U.S. stocks snapped a four-day losing streak on Tuesday with Nasdaq notching its biggest gain in more than four years after news that Apple Inc was in talks to offer iPhones in China sent investors bargain hunting among battered technology stocks.
Reassurance from the chief executive of Goldman Sachs Group Inc that the investment bank does not face big credit losses helped ignite a rally in financial stocks, easing some worries about the breadth of the credit crisis.
Retailers also caught fire when surprisingly strong earnings from Wal-Mart Stores Inc and another big drop in oil prices eased worry about consumer spending on the doorstep of the holiday shopping season. U.S. oil futures ended below $92 a barrel.
The story of the day, though, was clearly the rebound in technology after a four-day drubbing that drove the Nasdaq down more than 8 percent. In addition to Apple, an upbeat outlook from Corning Inc, which makes glass for flat-screen televisions, also contributed to the turnaround in tech stocks.
Apple jumped 10.5 percent, the most in 14 months, while Corning climbed 10 percent, the most in 10 months. Goldman surged 8.5 percent, the most in 6-1/2 years, and Wal-Mart shot up 6.1 percent, the most in five years.
The market is extremely oversold. We like technology, said David Levy, portfolio manager of Kenjol Capital Management in Austin, Texas. Today you have leadership from the likes of Bank of America, Goldman and JPMorgan, all saying maybe things aren't as bad as everybody says it's going to be.
The Dow Jones industrial average surged 319.54 points, or 2.46 percent, to close at 13,307.09. The Standard & Poor's 500 Index gained 41.87 points, or 2.91 percent, to end at 1,481.05. The Nasdaq Composite Index shot up 89.52 points, or 3.46 percent, to finish at 2,673.65.
The session's advance marked the Dow's and the S&P 500's biggest climb since September 18, when the Federal Reserve cut interest rates by a larger-than-expected 50 basis points.

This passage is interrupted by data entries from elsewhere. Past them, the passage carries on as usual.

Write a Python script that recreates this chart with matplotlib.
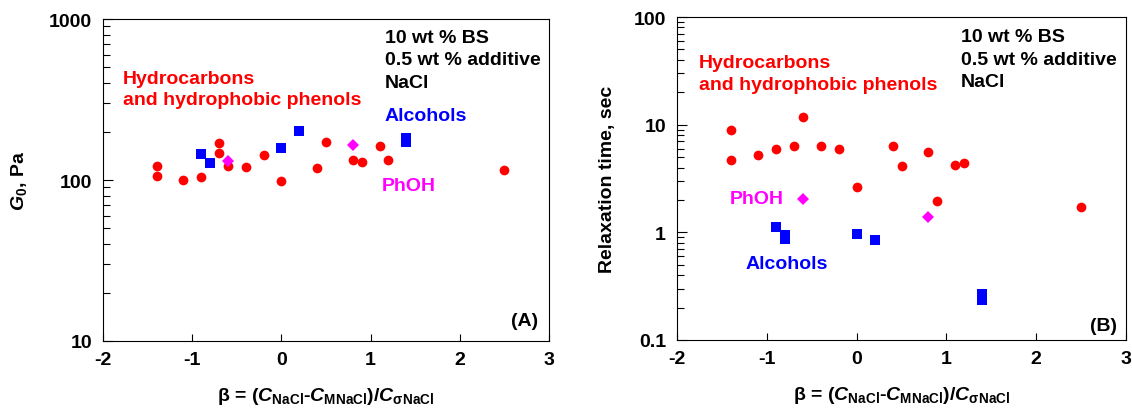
import numpy as np
import matplotlib
matplotlib.use("Agg")
import matplotlib.pyplot as plt
from matplotlib.ticker import LogLocator, NullFormatter, FixedLocator, FuncFormatter

plt.rcParams["font.family"] = ["Liberation Sans", "DejaVu Sans"]
plt.rcParams["font.weight"] = "bold"
plt.rcParams["axes.unicode_minus"] = False
plt.rcParams["mathtext.fontset"] = "custom"
plt.rcParams["mathtext.rm"] = "Liberation Sans:bold"
plt.rcParams["mathtext.it"] = "Liberation Sans:italic:bold"
plt.rcParams["mathtext.bf"] = "Liberation Sans:bold"

# Data: panel A (plateau modulus)
hc_beta_a = [-1.4, -1.4, -1.1, -0.9, -0.7, -0.7, -0.6, -0.4, -0.2, 0.0, 0.4, 0.5, 0.8, 0.9, 1.1, 1.2, 2.5]
hc_g0 = [122, 106, 100, 104, 170, 148, 123, 120, 142, 99, 118, 172, 134, 129, 163, 133, 116]
alc_beta_a = [-0.9, -0.8, 0.0, 0.2, 1.4, 1.4]
alc_g0 = [145, 128, 157, 202, 183, 172]
phoh_beta_a = [-0.6, 0.8]
phoh_g0 = [132, 166]

# Data: panel B (relaxation time)
hc_beta_b = [-1.4, -1.4, -1.1, -0.9, -0.7, -0.6, -0.4, -0.2, 0.0, 0.4, 0.5, 0.8, 0.9, 1.1, 1.2, 2.5]
hc_tau = [8.9, 4.7, 5.2, 5.9, 6.3, 11.9, 6.4, 6.0, 2.66, 6.4, 4.1, 5.6, 1.97, 4.25, 4.44, 1.73]
alc_beta_b = [-0.9, -0.8, -0.8, 0.0, 0.2, 1.4, 1.4]
alc_tau = [1.11, 0.94, 0.86, 0.97, 0.84, 0.268, 0.236]
phoh_beta_b = [-0.6, 0.8]
phoh_tau = [2.03, 1.38]

xticks = [-2, -1, 0, 1, 2, 3]
xlabel = r"β = ($C_{\mathrm{NaCl}}$-$C_{\mathrm{MNaCl}}$)/$C_{\mathrm{σNaCl}}$"
cond_text = "10 wt % BS\n0.5 wt % additive\nNaCl"
FS = 14

fig = plt.figure(figsize=(11.32, 4.14), dpi=100)
axA = fig.add_axes([103 / 1132, 1 - 342 / 414, 446 / 1132, 322 / 414])
axB = fig.add_axes([677 / 1132, 1 - 341 / 414, 449 / 1132, 323 / 414])


def style(ax, ylim):
    ax.set_yscale("log")
    ax.set_xlim(-2, 3)
    ax.set_ylim(*ylim)
    ax.xaxis.set_major_locator(FixedLocator(xticks))
    ax.yaxis.set_major_locator(LogLocator(base=10))
    ax.yaxis.set_major_formatter(FuncFormatter(lambda v, p: "%g" % v))
    ax.yaxis.set_minor_locator(LogLocator(base=10, subs=np.arange(2, 10)))
    ax.yaxis.set_minor_formatter(NullFormatter())
    ax.tick_params(which="both", direction="in", top=False, right=False,
                   labelsize=FS, width=0.8)
    ax.tick_params(axis="y", which="major", length=7, pad=8)
    ax.tick_params(axis="y", which="minor", length=5)
    ax.tick_params(axis="x", which="major", length=5, pad=7)
    for s in ax.spines.values():
        s.set_linewidth(0.8)
    ax.set_xlabel(xlabel, fontsize=FS, fontweight="bold")
    ax.xaxis.set_label_coords(0.5, -0.137)


def points(ax, hx, hy, ax_, ay, px, py):
    ax.plot(hx, hy, "o", color="#ff0000", markersize=7, markeredgewidth=0, zorder=3)
    ax.plot(ax_, ay, "s", color="#0000ff", markersize=7, markeredgewidth=0, zorder=3)
    ax.plot(px, py, "D", color="#ff00ff", markersize=6.5, markeredgewidth=0, zorder=3)


# Panel A
style(axA, (10, 1000))
points(axA, hc_beta_a, hc_g0, alc_beta_a, alc_g0, phoh_beta_a, phoh_g0)
axA.set_ylabel(r"$G_0$, Pa", fontsize=FS, fontweight="bold")
axA.yaxis.set_label_coords(-0.165, 0.5)
axA.text(0.632, 0.970, cond_text, transform=axA.transAxes, fontsize=FS,
         fontweight="bold", va="top", linespacing=1.42)
axA.text(0.044, 0.783, "Hydrocarbons\nand hydrophobic phenols", transform=axA.transAxes,
         fontsize=FS, color="#ff0000", va="center", linespacing=1.32)
axA.text(0.631, 0.700, "Alcohols", transform=axA.transAxes, fontsize=FS,
         color="#0000ff", va="center")
axA.text(0.624, 0.482, "PhOH", transform=axA.transAxes, fontsize=FS,
         color="#ff00ff", va="center")
axA.text(0.975, 0.063, "(A)", transform=axA.transAxes, fontsize=FS,
         ha="right", va="center")

# Panel B
style(axB, (0.1, 100))
points(axB, hc_beta_b, hc_tau, alc_beta_b, alc_tau, phoh_beta_b, phoh_tau)
axB.set_ylabel("Relaxation time, sec", fontsize=FS, fontweight="bold")
axB.yaxis.set_label_coords(-0.135, 0.5)
axB.text(0.633, 0.965, cond_text, transform=axB.transAxes, fontsize=FS,
         fontweight="bold", va="top", linespacing=1.42)
axB.text(0.049, 0.825, "Hydrocarbons\nand hydrophobic phenols", transform=axB.transAxes,
         fontsize=FS, color="#ff0000", va="center", linespacing=1.32)
axB.text(0.118, 0.439, "PhOH", transform=axB.transAxes, fontsize=FS,
         color="#ff00ff", va="center")
axB.text(0.153, 0.238, "Alcohols", transform=axB.transAxes, fontsize=FS,
         color="#0000ff", va="center")
axB.text(0.98, 0.045, "(B)", transform=axB.transAxes, fontsize=FS,
         ha="right", va="center")

fig.savefig("out.png", dpi=100)
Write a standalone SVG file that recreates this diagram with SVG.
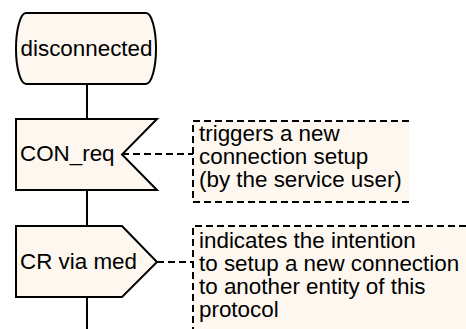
<svg xmlns="http://www.w3.org/2000/svg" width="466" height="329" viewBox="0 0 466 329">
  <style>
    .shape { fill: #fdf7ef; stroke: #000; stroke-width: 2; stroke-linejoin: miter; }
    .flow { stroke: #000; stroke-width: 2; fill: none; }
    .dash { stroke: #000; stroke-width: 2; fill: none; stroke-dasharray: 7 4; }
    .note { fill: #fdf7ef; stroke: none; }
    text { font-family: "Liberation Sans", Arial, sans-serif; font-size: 22.4px; fill: #000; }
  </style>

  <!-- flow line and comment connectors -->
  <g id="connectors">
    <line class="flow" x1="87" y1="84" x2="87" y2="119"/>
    <line class="flow" x1="87" y1="190" x2="87" y2="226"/>
    <line class="flow" x1="87" y1="297" x2="87" y2="329"/>
    <line class="dash" x1="122" y1="154" x2="193" y2="154"/>
    <line class="dash" x1="157" y1="262" x2="193" y2="262"/>
  </g>

  <!-- state -->
  <g id="state-disconnected">
    <path class="shape" d="M26,13 H146 A10,35.5 0 0 1 146,84 H26 A10,35.5 0 0 1 26,13 Z"/>
    <text x="86.5" y="56" text-anchor="middle">disconnected</text>
  </g>

  <!-- input signal -->
  <g id="input-con-req">
    <path class="shape" d="M16,119 H157 L122,154.5 L157,190 H16 Z"/>
    <text x="20" y="161">CON_req</text>
  </g>

  <!-- output signal -->
  <g id="output-cr">
    <path class="shape" d="M16,226 H122 L157,262 L122,297 H16 Z"/>
    <text x="20" y="269">CR via med</text>
  </g>

  <!-- comment on the input -->
  <g id="comment-input">
    <rect class="note" x="193" y="121" width="216" height="81"/>
    <path class="dash" d="M409,121 H193 V202 H409"/>
    <text x="199" y="141">triggers a new</text>
    <text x="199" y="164">connection setup</text>
    <text x="199" y="187">(by the service user)</text>
  </g>

  <!-- comment on the output -->
  <g id="comment-output">
    <rect class="note" x="193" y="226" width="273" height="103"/>
    <path class="dash" d="M466,226 H193 V329"/>
    <text x="199" y="248">indicates the intention</text>
    <text x="199" y="271">to setup a new connection</text>
    <text x="199" y="294">to another entity of this</text>
    <text x="199" y="317">protocol</text>
  </g>
</svg>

In the last hour of trading, stocks also got a boost from a report that showed a surprising rise in September pending home sales.
Apple led the tech sector's rebound following news that the company was talking to China Mobile Ltd, the world's largest wireless carrier, about offering its iPhones in China.
Apple shares finished up 10.5 percent at $169.96 on the Nasdaq, whose second-biggest advancer was BlackBerry maker Research In Motion Ltd (RIMM.O: Quote, Profile, Research), up 9.7 percent at $112.55.
Shares of Web search leader Google Inc, also among tech stocks bruised in the recent sell-off, ended up 4.5 percent at $660.55.
In the past four sessions, tech stocks took a heavy beating as investors worried that businesses would curb their spending.
Financials rallied following comments from Goldman Sachs Group Inc Chief Executive Lloyd Blankfein, who said at an industry conference that the investment bank expected no significant write-downs on assets.
Goldman shares jumped 8.5 percent to $233.04 on the NYSE, while those of Citigroup Inc, the biggest U.S. bank, advanced 6.9 percent to $35.90.
Shares of Bank of America Corp finished up 5.2 percent at $46.27 despite the No. 2 U.S. bank's forecast that it will write down $3 billion of debt in the fourth quarter as fallout from the nation's housing slump deepens.
Wal-Mart's stock gained 6.1 percent to $45.97 after the world's biggest retailer posted a stronger-than-expected quarterly profit and raised its outlook.
U.S. crude oil futures fell $3.45, or 3.7 percent, to settle at $91.17 per barrel in New York after an international agency forecast lower growth in world oil demand.
Volume was below average on the New York Stock Exchange, with about 1.66 billion shares changing hands, below last year's estimated daily average of 1.84 billion. On Nasdaq, about 2.66 billion shares traded, ahead of last year's daily average of 2.02 billion.
Advancing stocks outnumbered declining ones by a ratio of almost 5 to 1 on the NYSE and by about 7 to 3 on Nasdaq.